[Start of Available data]

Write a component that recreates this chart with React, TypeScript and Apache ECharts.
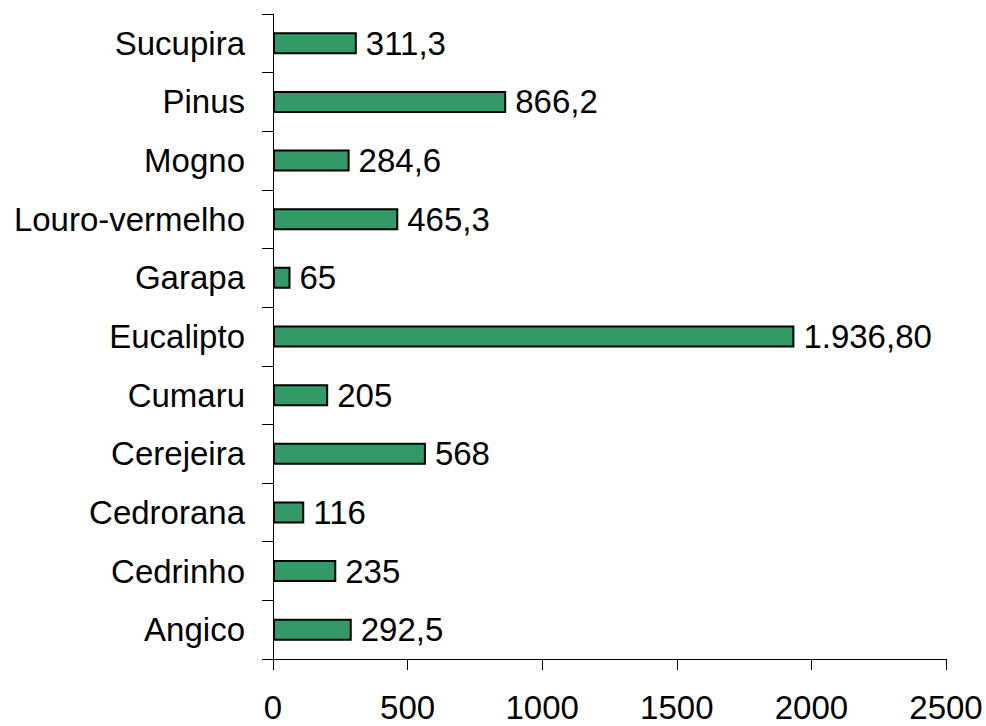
import React, { useEffect, useRef } from "react";
import * as echarts from "echarts";

const categories = [
  "Angico",
  "Cedrinho",
  "Cedrorana",
  "Cerejeira",
  "Cumaru",
  "Eucalipto",
  "Garapa",
  "Louro-vermelho",
  "Mogno",
  "Pinus",
  "Sucupira",
];
const values = [292.5, 235, 116, 568, 205, 1936.8, 65, 465.3, 284.6, 866.2, 311.3];
const valueLabels = ["292,5", "235", "116", "568", "205", "1.936,80", "65", "465,3", "284,6", "866,2", "311,3"];

export default function App() {
  const ref = useRef<HTMLDivElement>(null);
  useEffect(() => {
    if (!ref.current) return;
    const chart = echarts.init(ref.current, null, { renderer: "svg" });
    const font = "Liberation Sans, Arial, sans-serif";
    chart.setOption({
      animation: false,
      grid: { left: 273, top: 14, right: 40, bottom: 67, containLabel: false },
      xAxis: {
        type: "value",
        min: 0,
        max: 2500,
        interval: 500,
        splitLine: { show: false },
        axisLine: { show: true, lineStyle: { color: "#000", width: 1 } },
        axisTick: { show: true, length: 11, lineStyle: { color: "#000", width: 1 } },
        axisLabel: {
          color: "#000",
          fontSize: 33,
          fontFamily: font,
          margin: 32,
          formatter: (v: number) => String(v),
        },
      },
      yAxis: {
        type: "category",
        data: categories,
        axisLine: { show: true, lineStyle: { color: "#000", width: 1 } },
        axisTick: { show: true, length: 11, lineStyle: { color: "#000", width: 1 } },
        axisLabel: { color: "#000", fontSize: 33, fontFamily: font, margin: 28 },
      },
      series: [
        {
          type: "bar",
          data: values.map((v, i) => ({ value: v, label: { formatter: valueLabels[i] } })),
          barWidth: 22,
          itemStyle: { color: "#339966", borderColor: "#000", borderWidth: 2 },
          label: {
            show: true,
            position: "right",
            distance: 9,
            color: "#000",
            fontSize: 33,
            fontFamily: font,
          },
        },
      ],
    });
    return () => chart.dispose();
  }, []);
  return <div ref={ref} style={{ width: 986, height: 726, position: "absolute", left: 0, top: 0 }} />;
}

[End of Available data]

### What you are asked to do
Set down the material exactly, every line of it, except for the pictures.

### Complete answer
Write a component that recreates this chart with React, TypeScript and Apache ECharts.
import React, { useEffect, useRef } from "react";
import * as echarts from "echarts";

const categories = [
  "Angico",
  "Cedrinho",
  "Cedrorana",
  "Cerejeira",
  "Cumaru",
  "Eucalipto",
  "Garapa",
  "Louro-vermelho",
  "Mogno",
  "Pinus",
  "Sucupira",
];
const values = [292.5, 235, 116, 568, 205, 1936.8, 65, 465.3, 284.6, 866.2, 311.3];
const valueLabels = ["292,5", "235", "116", "568", "205", "1.936,80", "65", "465,3", "284,6", "866,2", "311,3"];

export default function App() {
  const ref = useRef<HTMLDivElement>(null);
  useEffect(() => {
    if (!ref.current) return;
    const chart = echarts.init(ref.current, null, { renderer: "svg" });
    const font = "Liberation Sans, Arial, sans-serif";
    chart.setOption({
      animation: false,
      grid: { left: 273, top: 14, right: 40, bottom: 67, containLabel: false },
      xAxis: {
        type: "value",
        min: 0,
        max: 2500,
        interval: 500,
        splitLine: { show: false },
        axisLine: { show: true, lineStyle: { color: "#000", width: 1 } },
        axisTick: { show: true, length: 11, lineStyle: { color: "#000", width: 1 } },
        axisLabel: {
          color: "#000",
          fontSize: 33,
          fontFamily: font,
          margin: 32,
          formatter: (v: number) => String(v),
        },
      },
      yAxis: {
        type: "category",
        data: categories,
        axisLine: { show: true, lineStyle: { color: "#000", width: 1 } },
        axisTick: { show: true, length: 11, lineStyle: { color: "#000", width: 1 } },
        axisLabel: { color: "#000", fontSize: 33, fontFamily: font, margin: 28 },
      },
      series: [
        {
          type: "bar",
          data: values.map((v, i) => ({ value: v, label: { formatter: valueLabels[i] } })),
          barWidth: 22,
          itemStyle: { color: "#339966", borderColor: "#000", borderWidth: 2 },
          label: {
            show: true,
            position: "right",
            distance: 9,
            color: "#000",
            fontSize: 33,
            fontFamily: font,
          },
        },
      ],
    });
    return () => chart.dispose();
  }, []);
  return <div ref={ref} style={{ width: 986, height: 726, position: "absolute", left: 0, top: 0 }} />;
}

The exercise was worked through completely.